Four Operating Systems, One Room

Spend enough time across these groups and a pattern under the pattern shows up. Almost none of it is personality. It is what each cohort learned to expect from institutions during the years that formed them: the recessions and the booms, the layoffs and the cheap money, the promises kept and the ones quietly broken. Gen Z wants meaning. Millennials want direction and trust. Gen X wants autonomy and outcomes. Boomers want respect and the reasoning behind the change. Not one of those is unreasonable. They are simply four different doors into the same loyalty.

Which means the job is not to choose one leadership style, apply it evenly, and call the uniformity fairness. Uniform and fair are not the same thing. The job is to become fluent in all four registers, and to keep remembering that it is still individuals you are leading, not the averages. This gets harder, not easier, when the whole room is senior and every person in it has a fully formed opinion about how they want to be led.

the hard part

The Hard Part the Infographic Leaves Out

The tidy quadrant falls apart the moment all four are in the same room, which is most rooms. One agenda, four operating systems. The youngest person wants the big picture, the millennial wants to know exactly how to contribute, the Gen X wants you to get to the point, and the most experienced person at the table wants to understand the risk before anyone touches anything. No single script serves all four at once.

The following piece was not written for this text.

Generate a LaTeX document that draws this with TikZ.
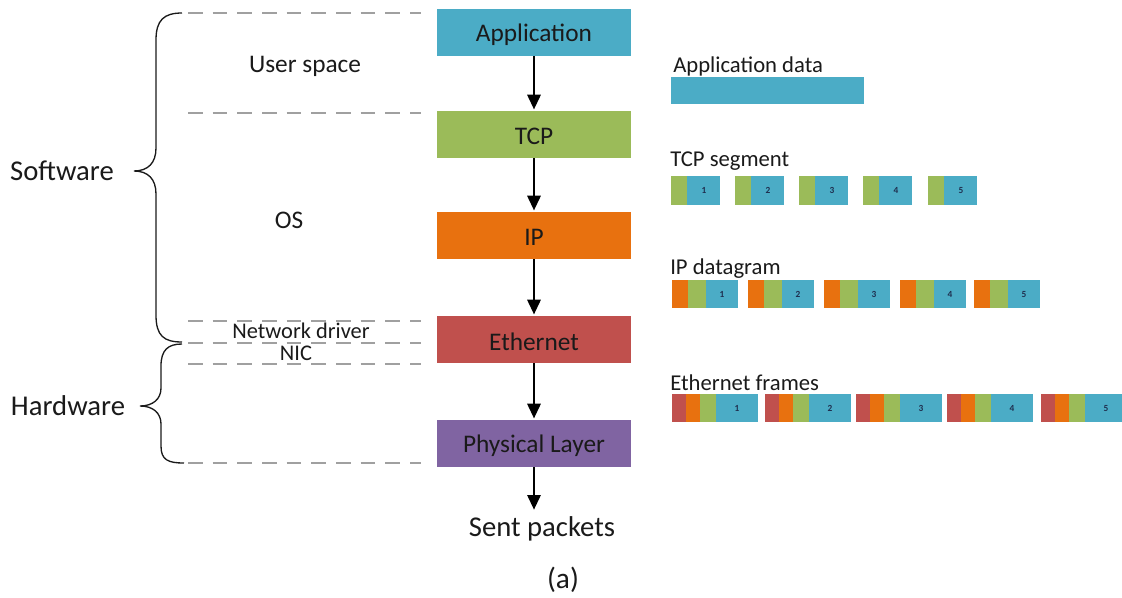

The leaders I have learned the most from, of every generation, do the same unglamorous thing. They listen before they lead. They ask what a particular person actually needs from them, and then they adapt, one human at a time. I learned this the slow and painful way, back when I mistook being obeyed for being followed and my team feared me. The framework gets you through the door. Everything after that is just paying attention.

The room was never one audience, and it never will be.

The birth years are only a hint. The work is learning to read the person, ask what they need, and lead them in the language they actually hear.